Willemijn Appels is the Mueller applied research chair in Irrigation Science at Lethbridge College. Her program works with farmers and irrigation companies to evaluate new irrigation tools and techniques, including soil moisture sensors, drones, weather stations, variable-rate and drip irrigation.
“It’s sometimes difficult to figure out what’s valuable and what isn’t. Think about the tools you need to use your new technology to its potential,” said Appels.
Appels is now conducting indoor, sub-surface drip irrigation trials year-round. Soil and irrigation equipment are contained within three wooden boxes sided with a transparent Lexan panel, allowing moisture penetration of the root zone to be viewed. With soil instrumentation, Appels follows moisture movement. More than a mere outreach project, it will produce management recommendations for Alberta crops and soils.
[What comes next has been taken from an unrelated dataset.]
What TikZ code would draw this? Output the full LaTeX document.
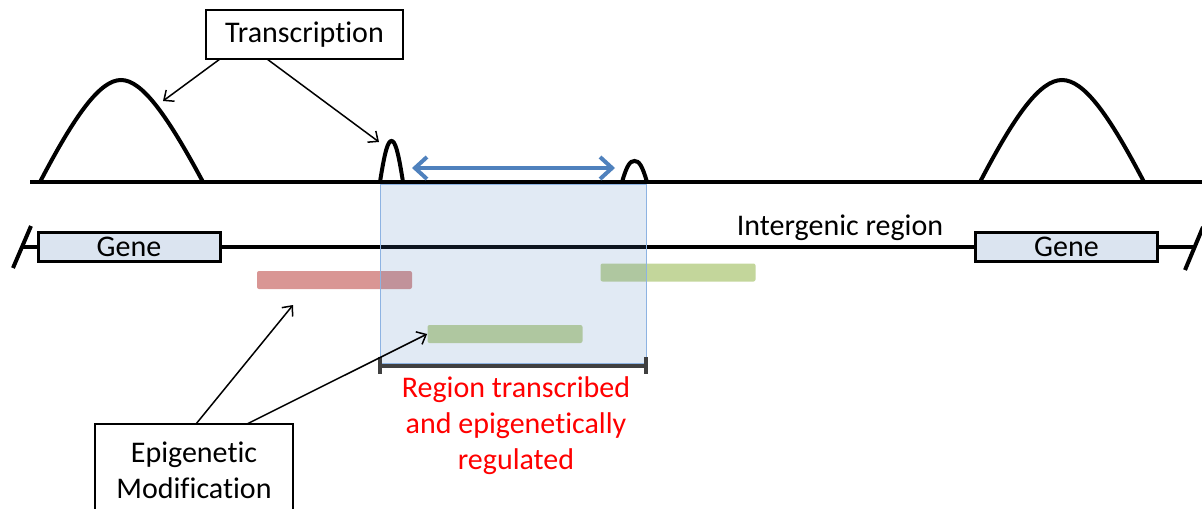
\documentclass[tikz,border=0pt]{standalone}
\usepackage{fontspec}
\setmainfont{Carlito}[Ligatures=NoCommon]
\usetikzlibrary{arrows.meta}
\definecolor{hlblue}{HTML}{4F81BD}
\definecolor{hledge}{HTML}{8DB3E2}
\definecolor{genefill}{HTML}{DBE4F0}
\definecolor{redmod}{HTML}{D99694}
\definecolor{greenmod}{HTML}{C3D69B}
\definecolor{brk}{HTML}{404040}

\begin{document}
\begin{tikzpicture}[x=0.5pt,y=-0.5pt,font=\fontsize{15}{18}\selectfont,
    >={Straight Barb[length=4pt,width=7pt]},
    dna/.style={line width=2pt},
    genebox/.style={draw,line width=1.5pt,fill=genefill,minimum width=91pt,minimum height=14.5pt,inner sep=0pt},
    labelbox/.style={draw,line width=0.75pt,fill=white,align=center},
    modbar/.style={rounded corners=1pt,draw=none,minimum width=77.5pt,minimum height=9pt,inner sep=0pt}]
    \useasboundingbox (0,0) rectangle (1202,508);

    % transcription track
    \draw[dna] (30,182) -- (1202,182);
    \draw[dna] (40,182) .. controls (75,115) and (100,80) .. (121,80) .. controls (142,80) and (167,115) .. (203,182);
    \draw[dna] (980,182) .. controls (1015,115) and (1040,80) .. (1062,80) .. controls (1084,80) and (1109,115) .. (1144,182);
    \draw[dna] (380,182) .. controls (385,150) and (388,141) .. (391.5,141) .. controls (395,141) and (398,150) .. (403,182);
    \draw[dna] (622,182) .. controls (627,165) and (630,161) .. (634.5,161) .. controls (639,161) and (642,165) .. (647,182);

    % genome line
    \node[genebox] (geneL) at (129,247) {Gene};
    \node[genebox] (geneR) at (1066.5,247) {Gene};
    \coordinate (cutL) at (22,247);
    \coordinate (cutR) at (1193,247);
    \draw[dna] (cutL) -- (geneL) -- (geneR) -- (cutR);
    \draw[dna] (13,268) -- (31,226);
    \draw[dna] (1185,270) -- (1203,227);
    \node (inter) at (840,228) {Intergenic region};

    % modifications
    \node[modbar,fill=redmod] (redA) at (334.5,280) {};
    \node[modbar,fill=greenmod] (greenA) at (678,272.5) {};
    \node[modbar,fill=greenmod] (greenB) at (505,334) {};

    % transcribed region
    \draw[hledge,fill=hlblue,fill opacity=0.17,line width=0.5pt] (380,184) rectangle (646,363);
    \coordinate (brkL) at (380,366);
    \coordinate (brkR) at (646,366);
    \draw[brk,line width=1.75pt] (brkL) -- (brkR)
        (brkL) ++(0,-9) -- ++(0,17)
        (brkR) ++(0,-9) -- ++(0,17);
    \coordinate (spanL) at (412,168);
    \coordinate (spanR) at (615,168);
    \draw[hlblue,line width=2pt,<->,>={Straight Barb[length=6pt,width=11pt]}] (spanL) -- (spanR);
    \node[text=red,align=center] (note) at (516,426) {Region transcribed\\and epigenetically\\regulated};

    % labels
    \node[labelbox,minimum width=98.5pt,minimum height=24.5pt] (trans) at (304.5,34.5) {Transcription};
    \node[labelbox,minimum width=99pt,minimum height=46pt] (epi) at (194,470) {Epigenetic\\Modification};
    \coordinate (t1) at (220,59);
    \coordinate (t2) at (267,59);
    \coordinate (humpA) at (163,101);
    \coordinate (humpB) at (379,142);
    \coordinate (e1) at (196,424);
    \coordinate (e2) at (247,424);
    \coordinate (redtip) at (293,305);
    \draw[->,line width=0.75pt] (t1) -- (humpA);
    \draw[->,line width=0.75pt] (t2) -- (humpB);
    \draw[->,line width=0.75pt] (e1) -- (redtip);
    \draw[->,line width=0.75pt] (e2) -- (greenB.west);
\end{tikzpicture}
\end{document}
In predicting the potential for increased Alberta cereal crop irrigation, Appels is pragmatic. “A lot of grains will also grow and produce yields without irrigation, but you will get a higher yield if you add extra water.” Similarly, while drip irrigation may offer a viable alternative to conventional systems and offers opportunities for fertigation, Appels is hesitant to dub it the go-to irrigation setup for grain growers.
“A quarter section put into sub-surface drip irrigation is not going to be economical,” she said. “For a weird corner or an oddly shaped piece of land where you need to make substantial changes to a pivot or conventional irrigation system, it could work, but it will depend on local factors.”